Comparing Common Collections

To understand why this happens, we need to know about Big O Notation. It's a way to measure how the performance of an operation changes as the amount of data grows.

1. List<T> (A Simple List)

  • Structure: An ordered list of items.
  • Strength:
  • Getting an item by its index: myList[100] -> O(1) (extremely fast, constant time).
  • Weakness (The Bottleneck):
  • Searching for an item by its value: myList.FirstOrDefault(x => x.Id == 123) -> O(n) (linear time). - To find a product, it has to check the list from the beginning until it finds a match. In the worst case, it has to look through all 10,000 products. If the list had 1 million products, it would be 1 million checks.

2. Dictionary<TKey, TValue> (A Dictionary)

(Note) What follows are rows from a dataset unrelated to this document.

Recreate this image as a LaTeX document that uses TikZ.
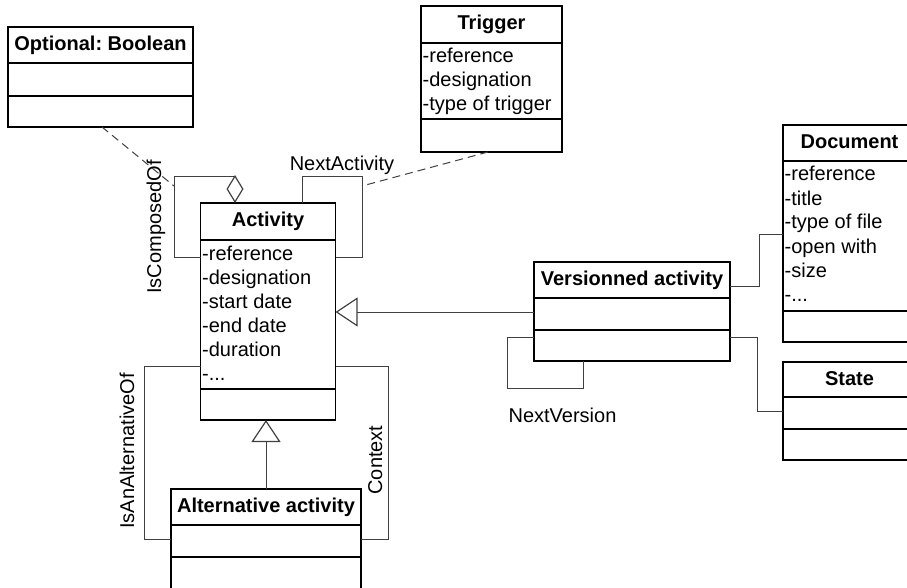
\documentclass[tikz,border=0pt]{standalone}
\usepackage{fontspec}
\setmainfont{Liberation Sans}
\usetikzlibrary{arrows.meta}
\frenchspacing
\tikzset{
  classbox/.style={draw=black, line width=1.4pt, inner sep=0pt, outer sep=0pt, anchor=north west},
  classline/.style={draw=black, line width=1.4pt},
  titletext/.style={font=\fontsize{20}{24}\selectfont\bfseries, anchor=base, inner sep=0pt},
  attrtext/.style={font=\fontsize{20}{24}\selectfont, anchor=base west, inner sep=0pt},
  labeltext/.style={font=\fontsize{20}{24}\selectfont, anchor=base, inner sep=0pt},
  conn/.style={draw=black!75, line width=1pt},
  dashconn/.style={draw=black!75, line width=1pt, dash pattern=on 8pt off 5pt},
  gen/.style={-{Triangle[open, length=22pt, width=29pt, line width=1.2pt]}},
  agg/.style={-{Diamond[open, length=28pt, width=17pt, line width=1.2pt]}},
}
\def\mytdots{...}
\newcommand\umlclass[8]{%
  \node[classbox, minimum width={#4-#2}, minimum height={#5-#3}] (#1) at (#2,#3) {};
  \draw[classline] (#2,#6) -- (#4,#6);
  \draw[classline] (#2,#7) -- (#4,#7);
  \node[titletext] (#1-title) at ({(#2+#4)/2},#3+23.5) {#8};
}
\newcommand\umlattrs[4]{%
  \foreach \t [count=\i from 0] in {#4} {\node[attrtext] (#1-a\i) at (#2+1.5,#3+20+24*\i) {\t};}
}
\begin{document}
\begin{tikzpicture}[x=1pt, y=-1pt]
\useasboundingbox (0,0) rectangle (907,588);

% classes
\umlclass{opt}{8}{27}{193}{127}{63}{96}{Optional: Boolean}
\umlclass{trig}{421}{6}{562}{152}{43}{119}{Trigger}
\umlattrs{trig}{421}{43}{-reference,-designation,-type of trigger}
\umlclass{act}{200.5}{203}{335.5}{420}{240}{389}{Activity}
\umlattrs{act}{200.5}{240}{-reference,-designation,-start date,-end date,-duration,-\mytdots}
\umlclass{ver}{534}{262}{730}{361}{298}{330}{Versionned activity}
\umlclass{doc}{783}{125}{916}{342}{161}{311}{Document}
\umlattrs{doc}{783}{161}{-reference,-title,-type of file,-open with,-size,-\mytdots}
\umlclass{state}{783}{362}{916}{460}{397}{429}{State}
\umlclass{alt}{171}{489}{361}{596}{525}{557}{Alternative activity}

% loop corner coordinates
\coordinate (cComp) at (174,177);
\coordinate (cCompD) at (174,186);
\coordinate (cNext) at (362,177);
\coordinate (cNextD) at (362,186);
\coordinate (cAlt) at (144,539);
\coordinate (cCtx) at (388,539);
\coordinate (cVer) at (507,388);
\coordinate (cDoc) at (759,234);
\coordinate (cState) at (757,411);

% IsComposedOf (aggregation loop)
\draw[conn, agg] (act.west |- 0,257) -| (cComp) -| ([xshift=34.5pt]act.north west);
\node[labeltext, rotate=90] (lComp) at (161,227) {IsComposedOf};
\draw[dashconn] ([xshift=94pt]opt.south west) -- (cCompD);

% NextActivity loop
\draw[conn] ([xshift=101.5pt]act.north west) |- (cNext) |- (act.east |- 0,257);
\node[labeltext] (lNext) at (342,170.5) {NextActivity};
\draw[dashconn] ([xshift=67pt]trig.south west) -- (cNextD);

% IsAnAlternativeOf and Context loops
\draw[conn] (act.west |- 0,366) -| (cAlt) -- (alt.west |- cAlt);
\node[labeltext, rotate=90] (lAlt) at (134,451) {IsAnAlternativeOf};
\draw[conn] (act.east |- 0,366) -| (cCtx) -- (alt.east |- cCtx);
\node[labeltext, rotate=90] (lCtx) at (382,460) {Context};

% generalizations
\draw[conn, gen] (alt.north) -- (alt.north |- act.south);
\draw[conn, gen] (ver.west |- 0,312) -- (act.east |- 0,312);

% NextVersion loop
\draw[conn] (ver.west |- 0,337) -| (cVer) -| ([xshift=49pt]ver.south west);
\node[labeltext] (lVer) at (562.5,422) {NextVersion};

% Versionned activity to Document and State
\draw[conn] (ver.east |- 0,286) -| (cDoc) -- (doc.west |- cDoc);
\draw[conn] (ver.east |- 0,337) -| (cState) -- (state.west |- cState);
\end{tikzpicture}
\end{document}
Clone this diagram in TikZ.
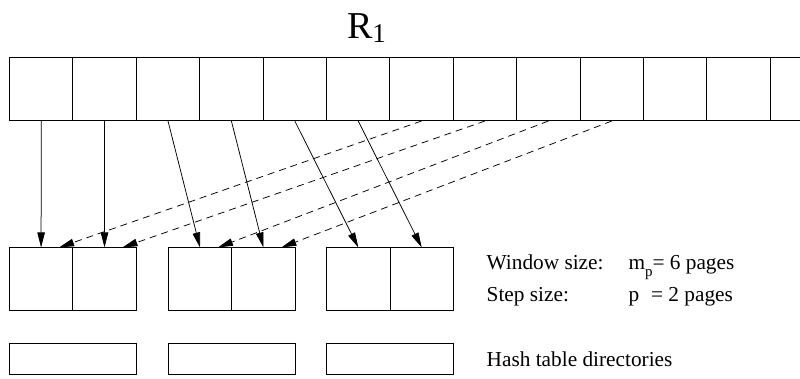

  • Structure: A collection of key-value pairs, optimized for lookups using the key. It works based on a hash table.
  • Strength:
  • Finding an item by its key: myDict[123] -> O(1) (extremely fast, constant time). - It can "jump" directly to the location of the value almost instantly, whether the Dictionary has 100 or 10 million items.
  • Weakness:
  • Uses slightly more memory than a List<T>.

3. HashSet<T> (A Set)

  • Structure: A collection of unique values, with no specific order. It is also based on a hash table.
  • Strength:
  • Checking if an item exists: mySet.Contains(123) -> O(1) (extremely fast, constant time). This is the fastest way to answer the question, "Is this item in the collection?".
  • Weakness:
  • It does not allow duplicate items.

Applying This to Our Problem

The Problematic Code (using List<T>):

csharp
// Assume products is a List<Product> with 10,000 items
List<Product> products = GetAllProductsFromDb();

// This operation is very slow because it has to scan the list (O(n))
Product findProduct(int id) {
  return products.FirstOrDefault(p => p.Id == id);
}

The Optimized Code (using Dictionary<TKey, TValue>):

csharp
// Pay a small, one-time cost to build the Dictionary
Dictionary<int, Product> productMap = GetAllProductsFromDb()
                      .ToDictionary(p => p.Id);

// All future lookups are super fast (O(1))
Product findProduct(int id) {
  productMap.TryGetValue(id, out Product product);
  return product;
}

Conclusion (A Simple Rule):

  • Need to access items by index and loop through them in order? ➡️ Use List<T>.
  • Need to quickly look up a value based on a unique key? ➡️ Use Dictionary<TKey, TValue>.
  • Need to check if an item exists and ensure all items are unique? ➡️ Use HashSet<T>.

Choosing the right data structure is one of the most basic yet powerful optimization techniques. It can turn a slow, unusable algorithm (O(n)) into one that runs almost instantly (O(1)).